Prices of the Community producers

(93) As explained in recital 83 concerning the prices of imports, it is considered that given the different product mixes which can occur within each of the four CN codes in question, any general examination of the evolution of the import prices of dumped imports between 1991 and 1994 using only the categories of footwear should be viewed with caution. This also applies when analysing on this aggregate level data relating to the Community industry.

On a category basis, the investigation did, however, show certain trends in the Community producers' prices since it was found that only the Community producers' weighted average selling price of the product belonging to category 1 ('unisex` footwear) went up by a significant amount between 1991 and the investigation period. This price increase is likely to result from the fact that this category includes a very large proportion of fashion footwear, very popular with young people, which have been very much in demand during recent years.

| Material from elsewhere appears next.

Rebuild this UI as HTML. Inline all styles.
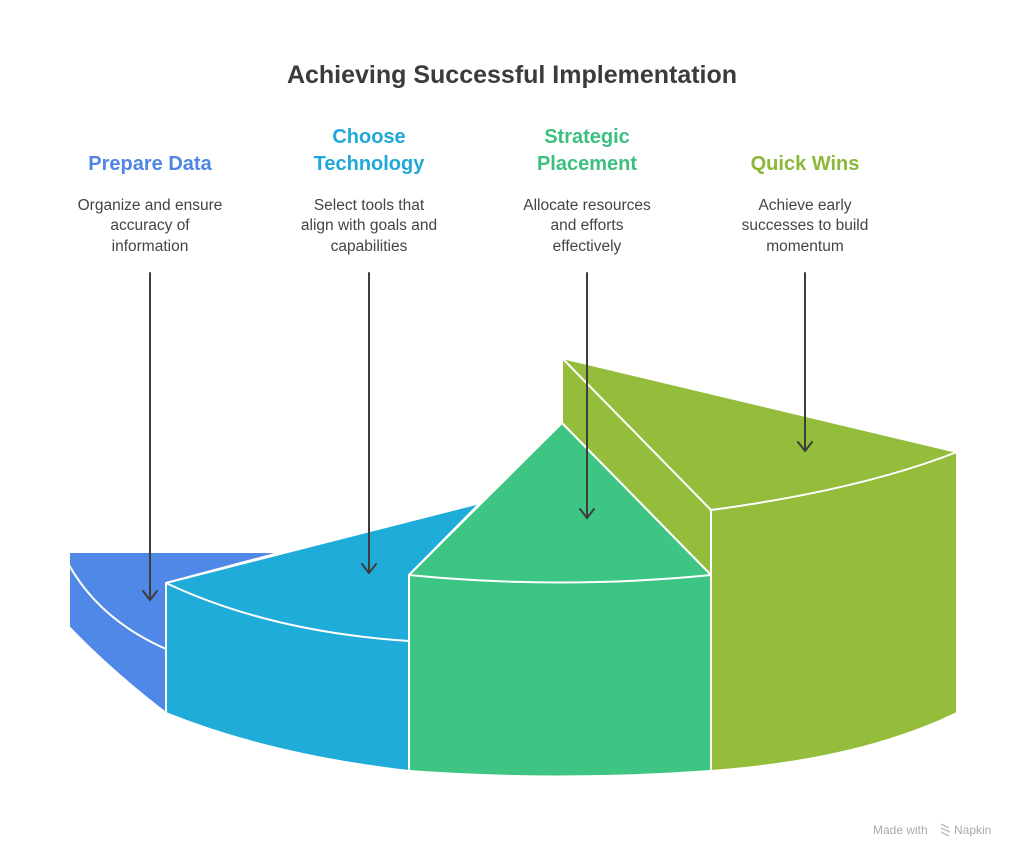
<!DOCTYPE html>
<html><head><meta charset="utf-8"><style>
body{margin:0;background:#fff;}
svg{display:block;font-family:"Liberation Sans",sans-serif;}
</style></head><body>
<svg width="1024" height="861" viewBox="0 0 1024 861">
<text x="512" y="83" text-anchor="middle" font-size="25" font-weight="bold" fill="#3b3b3b">Achieving Successful Implementation</text>
<g font-size="20" font-weight="bold" text-anchor="middle">
<text x="150" y="170" fill="#4f86e4">Prepare Data</text>
<text x="369" y="143" fill="#1fa8d8">Choose</text>
<text x="369" y="170" fill="#1fa8d8">Technology</text>
<text x="587" y="143" fill="#3cbf7f">Strategic</text>
<text x="587" y="170" fill="#3cbf7f">Placement</text>
<text x="805" y="170" fill="#8cb83a">Quick Wins</text>
</g>
<g font-size="15.5" fill="#444" text-anchor="middle">
<text x="150" y="210">Organize and ensure</text><text x="150" y="230">accuracy of</text><text x="150" y="251">information</text>
<text x="369" y="210">Select tools that</text><text x="369" y="230">align with goals and</text><text x="369" y="251">capabilities</text>
<text x="587" y="210">Allocate resources</text><text x="587" y="230">and efforts</text><text x="587" y="251">effectively</text>
<text x="805" y="210">Achieve early</text><text x="805" y="230">successes to build</text><text x="805" y="251">momentum</text>
</g>
<g stroke="#fff" stroke-width="2" stroke-linejoin="round">
<!-- blue -->
<path d="M69,552 L282,552 L166,583 L166,713 Q110,670 69,627 Z" fill="#4f88e6"/>
<path d="M69,565 Q100,620 166,649" fill="none"/>
<!-- cyan -->
<path d="M166,583 L480,503 L409,575 L409,771 Q270,755 166,713 Z" fill="#20acd9"/>
<path d="M166,583 Q270,632 409,641" fill="none"/>
<!-- olive -->
<path d="M562,358 L957,452 L957,713 Q860,760 711,771 L711,575 L562,423 Z" fill="#93bd3b"/>
<path d="M562,358 L711,510 Q860,490 957,452" fill="none"/>
<path d="M711,510 L711,575" fill="none"/>
<!-- green -->
<path d="M562,423 L711,575 L711,771 Q560,782 409,771 L409,575 Z" fill="#3ec584"/>
<path d="M409,575 Q560,590 711,575" fill="none"/>
</g>
<g stroke="#3d3d3d" stroke-width="2" fill="none" stroke-linecap="round">
<path d="M150,273 V600 M143,591 L150,600 L157,591"/>
<path d="M369,273 V573 M362,564 L369,573 L376,564"/>
<path d="M587,273 V518 M580,509 L587,518 L594,509"/>
<path d="M805,273 V451 M798,442 L805,451 L812,442"/>
</g>
<text x="873" y="834" font-size="12" fill="#aaa">Made with</text>
<g stroke="#bbb" stroke-width="1.5" fill="none"><path d="M941,824 l8,4 M941,828 l9,4 M941,832 l8,4"/></g>
<text x="954" y="834" font-size="12" fill="#aaa">Napkin</text>
</svg>
</body></html>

On the other hand, the prices of the products belonging to the other categories either remained stable or only went up slightly, but in any case this increase has been below the average level of inflation for the period under consideration and does not reflect the increase in the production costs. The conclusion can therefore be drawn that prices have been suppressed.

Profitability

(94) The profitability (in relation to turnover) on sales in the Community of the like product for the Community produces in the first group increased slightly from +6,8 % in 1991 to +7,3 % during the investigation period. The Community producers in the verification sample also confirmed this relatively stable trend with margins going up from +8,1 % to +8,2 %. The Community producers' capacity to maintain their profitability in the face of the abovementioned price suppression is the result of a considerable effort of rationalisation and cost reduction on the part of the surviving Community producers.

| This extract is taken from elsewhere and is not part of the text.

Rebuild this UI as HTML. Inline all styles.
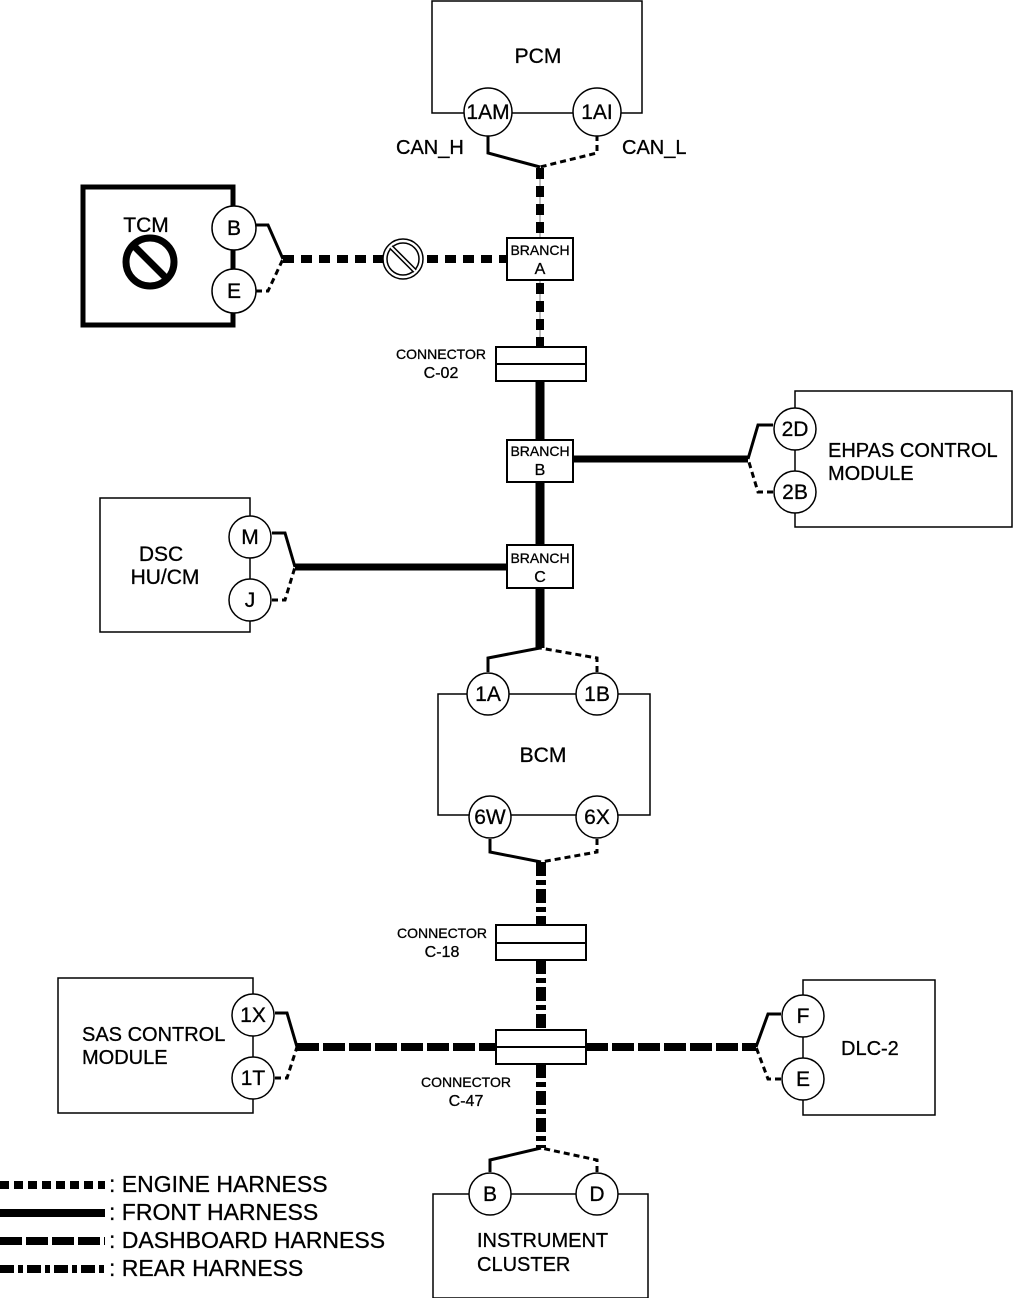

More importantly, the cost structure of this particular industry explains the fact that its operating businesses are either profitable or disappear. Indeed, with direct expenses (raw materials and labour etc.) representing up to 80 % of the cost of a shoe, footwear is only made to order, after a direct costing showing a sufficient profit for each order. In this situation, no company can show losses for more than a few months without being forced to close down. This explains why the Community producers in the first group and the verification sample were, on average, not loss making.

This cost structure together with the increasing leverage of a number of large retailers-importers who are able to select and change their source of supply for any order on the sole basis of price (in the case of the People's Republic of China, Indonesia and Thailand dumped prices) are key elements and explain the extreme vulnerability of this labour intensive industry which has no means, over an extended period of time, to resist sustained pressure from low-priced, dumped imports.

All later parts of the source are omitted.